** EXERCISE PROMPT **
Return each line of the listing below, unchanged, and omit the images.

** DATA SECTION **
** Start **
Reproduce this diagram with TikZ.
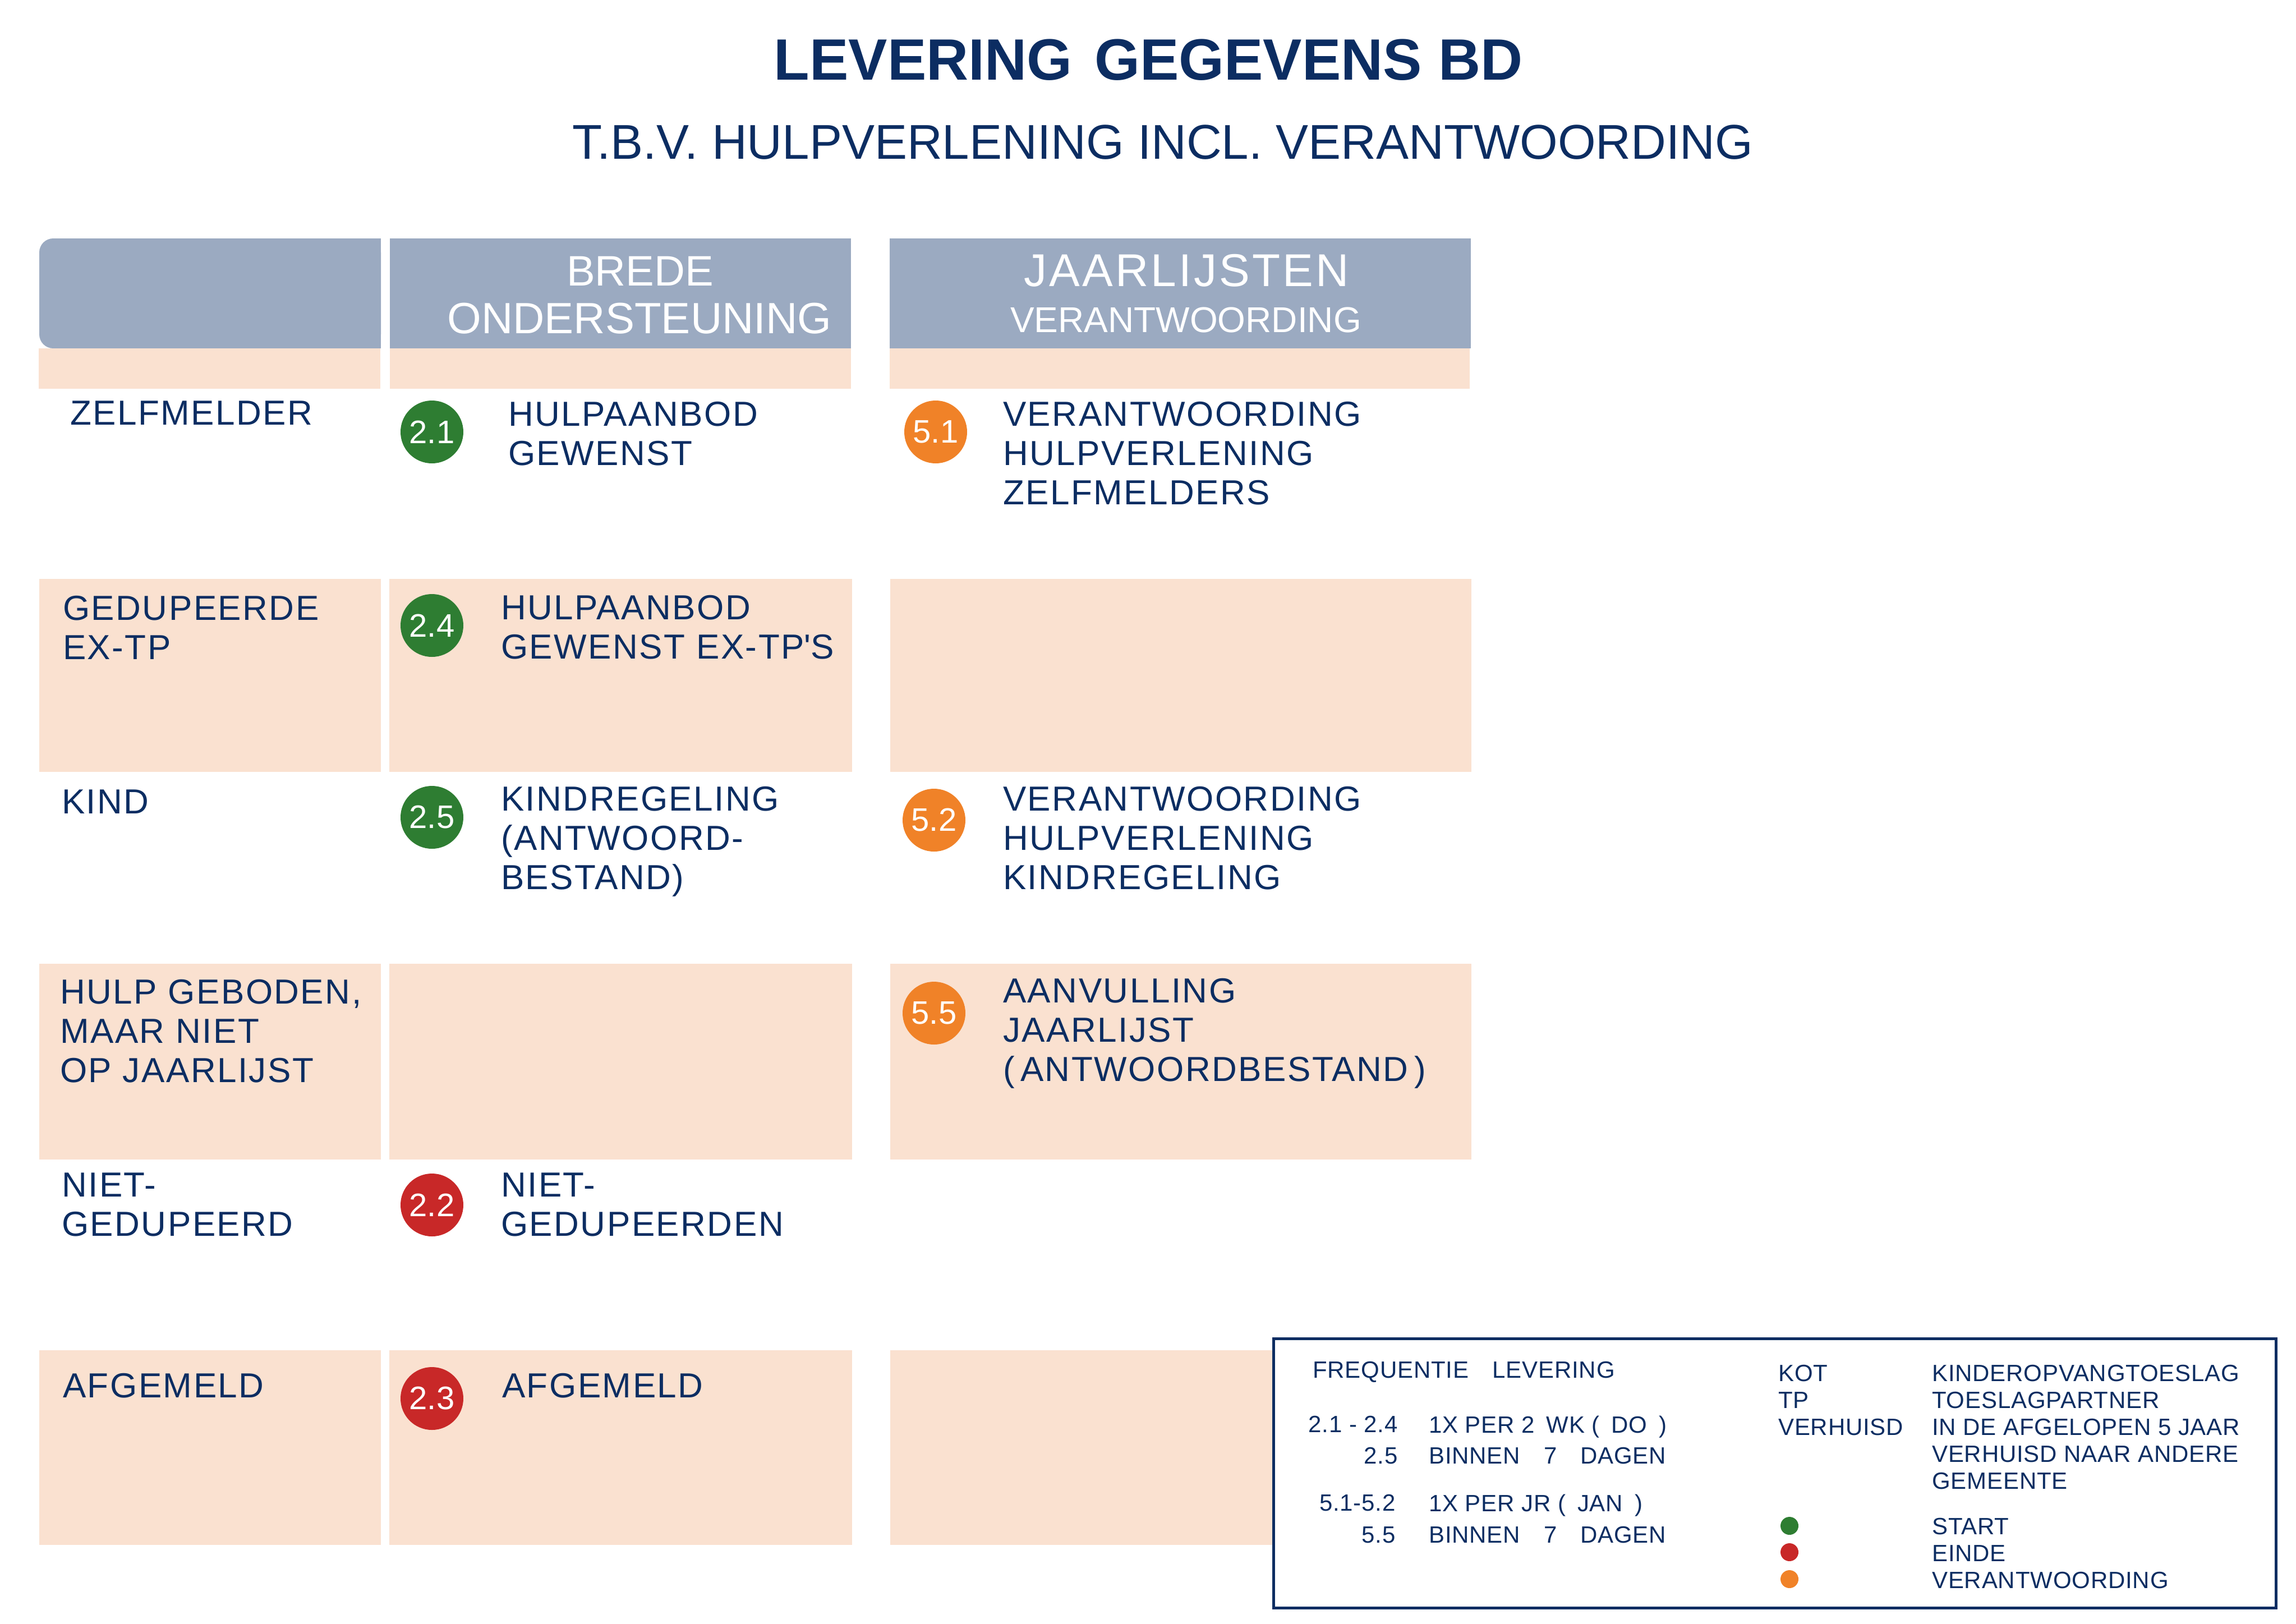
\documentclass[tikz,border=0pt]{standalone}
\usepackage{fontspec}
\setmainfont{Liberation Sans}
\definecolor{navy}{RGB}{12,45,98}
\definecolor{hdrgrey}{RGB}{155,170,193}
\definecolor{peach}{RGB}{250,225,208}
\definecolor{cgreen}{RGB}{46,125,50}
\definecolor{cred}{RGB}{200,40,40}
\definecolor{corange}{RGB}{240,130,40}
\newcommand\bodyfnt{\fontsize{62}{70}\selectfont\addfontfeatures{LetterSpace=4}}
\newcommand\legfnt{\fontsize{42}{48}\selectfont\addfontfeatures{LetterSpace=2}}
\tikzset{
  lbl/.style={anchor=north west, inner sep=0pt, align=left, text=navy, font=\bodyfnt},
  leg/.style={anchor=north west, inner sep=0pt, align=left, text=navy, font=\legfnt},
  legr/.style={anchor=north east, inner sep=0pt, align=right, text=navy, font=\legfnt},
  num/.style={circle, minimum size=112pt, inner sep=0pt, text=white, font=\fontsize{58}{60}\selectfont},
  dot/.style={circle, minimum size=32pt, inner sep=0pt},
  hdrtxt/.style={anchor=north, inner sep=0pt, text=white},
  pbox/.style={fill=peach},
}
\begin{document}
\begin{tikzpicture}[x=1pt,y=-1pt]
\useasboundingbox (0,0) rectangle (4093,2894);
\fill[white] (0,0) rectangle (4093,2894);
% header
\fill[hdrgrey, rounded corners=25pt] (70,425) rectangle (679,621);
\fill[hdrgrey] (300,425) rectangle (679,621);
\fill[hdrgrey] (695,425) rectangle (1517,621);
\fill[hdrgrey] (1586,425) rectangle (2622,621);
\fill[pbox] (69,621) rectangle (678,693);
\fill[pbox] (695,621) rectangle (1517,693);
\fill[pbox] (1586,621) rectangle (2620,693);
% peach rows
\foreach \ya/\yb in {1032/1376, 1718/2067, 2407/2754}{
  \fill[pbox] (70,\ya) rectangle (679,\yb);
  \fill[pbox] (694,\ya) rectangle (1519,\yb);
  \fill[pbox] (1587,\ya) rectangle (2623,\yb);
}
% titles
\node[anchor=north, inner sep=0pt, text=navy, font=\bfseries\fontsize{104}{110}\selectfont] (title) at (2047,70) {LEVERING\hspace{40pt}GEGEVENS BD};
\node[anchor=north, inner sep=0pt, text=navy, font=\fontsize{87}{90}\selectfont] (sub) at (2073,223) {T.B.V. HULPVERLENING INCL. VERANTWOORDING};
% header texts
\node[hdrtxt, font=\fontsize{76}{80}\selectfont] (h1) at (1141,457) {BREDE};
\node[hdrtxt, font=\fontsize{78}{80}\selectfont] (h2) at (1140,540) {ONDERSTEUNING};
\node[hdrtxt, font=\fontsize{82}{86}\selectfont\addfontfeatures{LetterSpace=5}] (h3) at (2115,453) {JAARLIJSTEN};
\node[hdrtxt, font=\fontsize{64}{68}\selectfont] (h4) at (2114,548) {VERANTWOORDING};
% row 1
\node[lbl] (z1) at (125,715) {ZELFMELDER};
\node[num, fill=cgreen] (n21) at (770,770) {2.1};
\node[lbl] (t21) at (906,716) {HULPAANBOD\\GEWENST};
\node[num, fill=corange] (n51) at (1668,770) {5.1};
\node[lbl] (t51) at (1788,716) {VERANTWOORDING\\HULPVERLENING\\ZELFMELDERS};
% row 2
\node[lbl] (z2) at (112,1062) {GEDUPEERDE\\EX-TP};
\node[num, fill=cgreen] (n24) at (770,1115) {2.4};
\node[lbl] (t24) at (893,1061) {HULPAANBOD\\GEWENST EX-TP\textquotesingle S};
% row 3
\node[lbl] (z3) at (110,1408) {KIND};
\node[num, fill=cgreen] (n25) at (770,1457) {2.5};
\node[lbl] (t25) at (893,1402) {KINDREGELING\\(ANTWOORD-\\BESTAND)};
\node[num, fill=corange] (n52) at (1665,1462) {5.2};
\node[lbl] (t52) at (1788,1402) {VERANTWOORDING\\HULPVERLENING\\KINDREGELING};
% row 4
\node[lbl] (z4) at (107,1746) {HULP GEBODEN,\\MAAR NIET\\OP JAARLIJST};
\node[num, fill=corange] (n55) at (1665,1806) {5.5};
\node[lbl] (t55) at (1788,1744) {AANVULLING\\JAARLIJST\\(\,ANTWOORDBESTAND\,)};
% row 5
\node[lbl] (z5) at (110,2091) {NIET-\\GEDUPEERD};
\node[num, fill=cred] (n22) at (770,2148) {2.2};
\node[lbl] (t22) at (893,2091) {NIET-\\GEDUPEERDEN};
% row 6
\node[lbl] (z6) at (112,2448) {AFGEMELD};
\node[num, fill=cred] (n23) at (770,2493) {2.3};
\node[lbl] (t23) at (895,2448) {AFGEMELD};
% legend
\draw[navy, line width=5pt, fill=white] (2270,2386) rectangle (4057,2866);
\node[leg] (lf) at (2340,2427) {FREQUENTIE\quad LEVERING};
\node[legr] (l1a) at (2492,2524) {2.1 - 2.4};
\node[leg] (l1b) at (2547,2524) {1X PER 2\enspace WK (\enspace DO\enspace)};
\node[legr] (l2a) at (2492,2580) {2.5};
\node[leg] (l2b) at (2547,2580) {BINNEN\quad 7\quad DAGEN};
\node[legr] (l3a) at (2488,2664) {5.1-5.2};
\node[leg] (l3b) at (2547,2664) {1X PER JR (\enspace JAN\enspace)};
\node[legr] (l4a) at (2488,2721) {5.5};
\node[leg] (l4b) at (2547,2721) {BINNEN\quad 7\quad DAGEN};
\node[leg] (k1) at (3170,2433) {KOT\\TP\\VERHUISD};
\node[leg] (k2) at (3444,2433) {KINDEROPVANGTOESLAG\\TOESLAGPARTNER\\IN DE AFGELOPEN 5 JAAR\\VERHUISD NAAR ANDERE\\GEMEENTE};
\node[dot, fill=cgreen] (dg) at (3190,2720) {};
\node[dot, fill=cred] (dr) at (3190,2767) {};
\node[dot, fill=corange] (do) at (3190,2815) {};
\node[leg] (k3) at (3444,2706) {START\\EINDE\\VERANTWOORDING};
\end{tikzpicture}
\end{document}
** End **
** RESULT FOR THIS EXERCISE **
Reproduce this diagram with TikZ.
\documentclass[tikz,border=0pt]{standalone}
\usepackage{fontspec}
\setmainfont{Liberation Sans}
\definecolor{navy}{RGB}{12,45,98}
\definecolor{hdrgrey}{RGB}{155,170,193}
\definecolor{peach}{RGB}{250,225,208}
\definecolor{cgreen}{RGB}{46,125,50}
\definecolor{cred}{RGB}{200,40,40}
\definecolor{corange}{RGB}{240,130,40}
\newcommand\bodyfnt{\fontsize{62}{70}\selectfont\addfontfeatures{LetterSpace=4}}
\newcommand\legfnt{\fontsize{42}{48}\selectfont\addfontfeatures{LetterSpace=2}}
\tikzset{
  lbl/.style={anchor=north west, inner sep=0pt, align=left, text=navy, font=\bodyfnt},
  leg/.style={anchor=north west, inner sep=0pt, align=left, text=navy, font=\legfnt},
  legr/.style={anchor=north east, inner sep=0pt, align=right, text=navy, font=\legfnt},
  num/.style={circle, minimum size=112pt, inner sep=0pt, text=white, font=\fontsize{58}{60}\selectfont},
  dot/.style={circle, minimum size=32pt, inner sep=0pt},
  hdrtxt/.style={anchor=north, inner sep=0pt, text=white},
  pbox/.style={fill=peach},
}
\begin{document}
\begin{tikzpicture}[x=1pt,y=-1pt]
\useasboundingbox (0,0) rectangle (4093,2894);
\fill[white] (0,0) rectangle (4093,2894);
% header
\fill[hdrgrey, rounded corners=25pt] (70,425) rectangle (679,621);
\fill[hdrgrey] (300,425) rectangle (679,621);
\fill[hdrgrey] (695,425) rectangle (1517,621);
\fill[hdrgrey] (1586,425) rectangle (2622,621);
\fill[pbox] (69,621) rectangle (678,693);
\fill[pbox] (695,621) rectangle (1517,693);
\fill[pbox] (1586,621) rectangle (2620,693);
% peach rows
\foreach \ya/\yb in {1032/1376, 1718/2067, 2407/2754}{
  \fill[pbox] (70,\ya) rectangle (679,\yb);
  \fill[pbox] (694,\ya) rectangle (1519,\yb);
  \fill[pbox] (1587,\ya) rectangle (2623,\yb);
}
% titles
\node[anchor=north, inner sep=0pt, text=navy, font=\bfseries\fontsize{104}{110}\selectfont] (title) at (2047,70) {LEVERING\hspace{40pt}GEGEVENS BD};
\node[anchor=north, inner sep=0pt, text=navy, font=\fontsize{87}{90}\selectfont] (sub) at (2073,223) {T.B.V. HULPVERLENING INCL. VERANTWOORDING};
% header texts
\node[hdrtxt, font=\fontsize{76}{80}\selectfont] (h1) at (1141,457) {BREDE};
\node[hdrtxt, font=\fontsize{78}{80}\selectfont] (h2) at (1140,540) {ONDERSTEUNING};
\node[hdrtxt, font=\fontsize{82}{86}\selectfont\addfontfeatures{LetterSpace=5}] (h3) at (2115,453) {JAARLIJSTEN};
\node[hdrtxt, font=\fontsize{64}{68}\selectfont] (h4) at (2114,548) {VERANTWOORDING};
% row 1
\node[lbl] (z1) at (125,715) {ZELFMELDER};
\node[num, fill=cgreen] (n21) at (770,770) {2.1};
\node[lbl] (t21) at (906,716) {HULPAANBOD\\GEWENST};
\node[num, fill=corange] (n51) at (1668,770) {5.1};
\node[lbl] (t51) at (1788,716) {VERANTWOORDING\\HULPVERLENING\\ZELFMELDERS};
% row 2
\node[lbl] (z2) at (112,1062) {GEDUPEERDE\\EX-TP};
\node[num, fill=cgreen] (n24) at (770,1115) {2.4};
\node[lbl] (t24) at (893,1061) {HULPAANBOD\\GEWENST EX-TP\textquotesingle S};
% row 3
\node[lbl] (z3) at (110,1408) {KIND};
\node[num, fill=cgreen] (n25) at (770,1457) {2.5};
\node[lbl] (t25) at (893,1402) {KINDREGELING\\(ANTWOORD-\\BESTAND)};
\node[num, fill=corange] (n52) at (1665,1462) {5.2};
\node[lbl] (t52) at (1788,1402) {VERANTWOORDING\\HULPVERLENING\\KINDREGELING};
% row 4
\node[lbl] (z4) at (107,1746) {HULP GEBODEN,\\MAAR NIET\\OP JAARLIJST};
\node[num, fill=corange] (n55) at (1665,1806) {5.5};
\node[lbl] (t55) at (1788,1744) {AANVULLING\\JAARLIJST\\(\,ANTWOORDBESTAND\,)};
% row 5
\node[lbl] (z5) at (110,2091) {NIET-\\GEDUPEERD};
\node[num, fill=cred] (n22) at (770,2148) {2.2};
\node[lbl] (t22) at (893,2091) {NIET-\\GEDUPEERDEN};
% row 6
\node[lbl] (z6) at (112,2448) {AFGEMELD};
\node[num, fill=cred] (n23) at (770,2493) {2.3};
\node[lbl] (t23) at (895,2448) {AFGEMELD};
% legend
\draw[navy, line width=5pt, fill=white] (2270,2386) rectangle (4057,2866);
\node[leg] (lf) at (2340,2427) {FREQUENTIE\quad LEVERING};
\node[legr] (l1a) at (2492,2524) {2.1 - 2.4};
\node[leg] (l1b) at (2547,2524) {1X PER 2\enspace WK (\enspace DO\enspace)};
\node[legr] (l2a) at (2492,2580) {2.5};
\node[leg] (l2b) at (2547,2580) {BINNEN\quad 7\quad DAGEN};
\node[legr] (l3a) at (2488,2664) {5.1-5.2};
\node[leg] (l3b) at (2547,2664) {1X PER JR (\enspace JAN\enspace)};
\node[legr] (l4a) at (2488,2721) {5.5};
\node[leg] (l4b) at (2547,2721) {BINNEN\quad 7\quad DAGEN};
\node[leg] (k1) at (3170,2433) {KOT\\TP\\VERHUISD};
\node[leg] (k2) at (3444,2433) {KINDEROPVANGTOESLAG\\TOESLAGPARTNER\\IN DE AFGELOPEN 5 JAAR\\VERHUISD NAAR ANDERE\\GEMEENTE};
\node[dot, fill=cgreen] (dg) at (3190,2720) {};
\node[dot, fill=cred] (dr) at (3190,2767) {};
\node[dot, fill=corange] (do) at (3190,2815) {};
\node[leg] (k3) at (3444,2706) {START\\EINDE\\VERANTWOORDING};
\end{tikzpicture}
\end{document}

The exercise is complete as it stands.